IL FEUDATARIO DI VALLATA PARTEGGIO' PER CARLO VIII?

        E' il Pennetti che lo dice. « Quei di Vallata, o per meglio dire il Feudatario di Vallata parteggiò per Carlo VIII. Vallata ne pagò il fio ».
        Il Fendo di Vallata apparteneva allora a D. Federico d'Aragona, secondogenito di Ferdinando I° e fratello di Alfonso II. I Vallatesi non gli ubbidivano, perchè ribelli. Quale membro della Casa Regnante più prossimo alla successione, al trono, in quel momento avea da pensare a ben altro!
        Ora, in risposta allo storico, ci domandiamo: Poteva D. Federico parteggiare per i Francesi, contro la sua Casa? Contro il suo sangue? Era persona capace di chiudere un occhio sulla cosa lasciando che la Consorte (ch'era figliuola di Pirro del Balzo) lo facesse?
        Dobbiamo stare per la negativa, e senza dubbio alcuno. Don Federico era buono, leale, prudente. Ai Baroni che, nel tempo della Congiura gli offrirono la Corona del Regno, rispose: « Indarno cerca aiuto e fede negli stranii chi co' suoi è disleale ». Preferì essere detenuto (sequestrato) ma sdegnò tradire il suo sangue (89).
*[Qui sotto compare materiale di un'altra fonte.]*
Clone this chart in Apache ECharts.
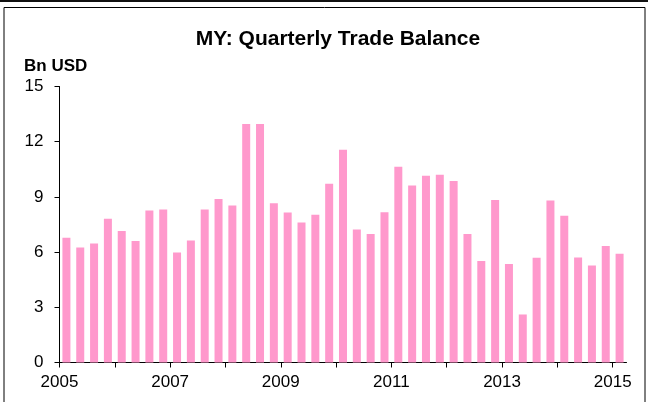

Non è possibile che in seguito lo tradisca.
        Adunque, non fu il Feudatario a parteggiare per i Francesi, ma la Magnifica Università di Vallata, e, così clamorosamente e imprudentemente da buscarsi la tremenda lezione che sappiamo.
         ______________________________
        (89) Federico III, appena conobbe il tradimento dello zio (Ferdinando il Cattolico) che aveva stabilito dividersi il di lui Regno coi Francesi, si rifugiò in Francia, ove ottenne la Contea d'Angiò.
                Morì tra le braccia di S. Francesco di Paola, a Tours, nel 1504.
                P. Gennaro Gamboni S. J. Ischia e il suo Poeta Camillo Eucherio Quinti S. J. Stabil. litogr. editoriale -Napoli - pag. II.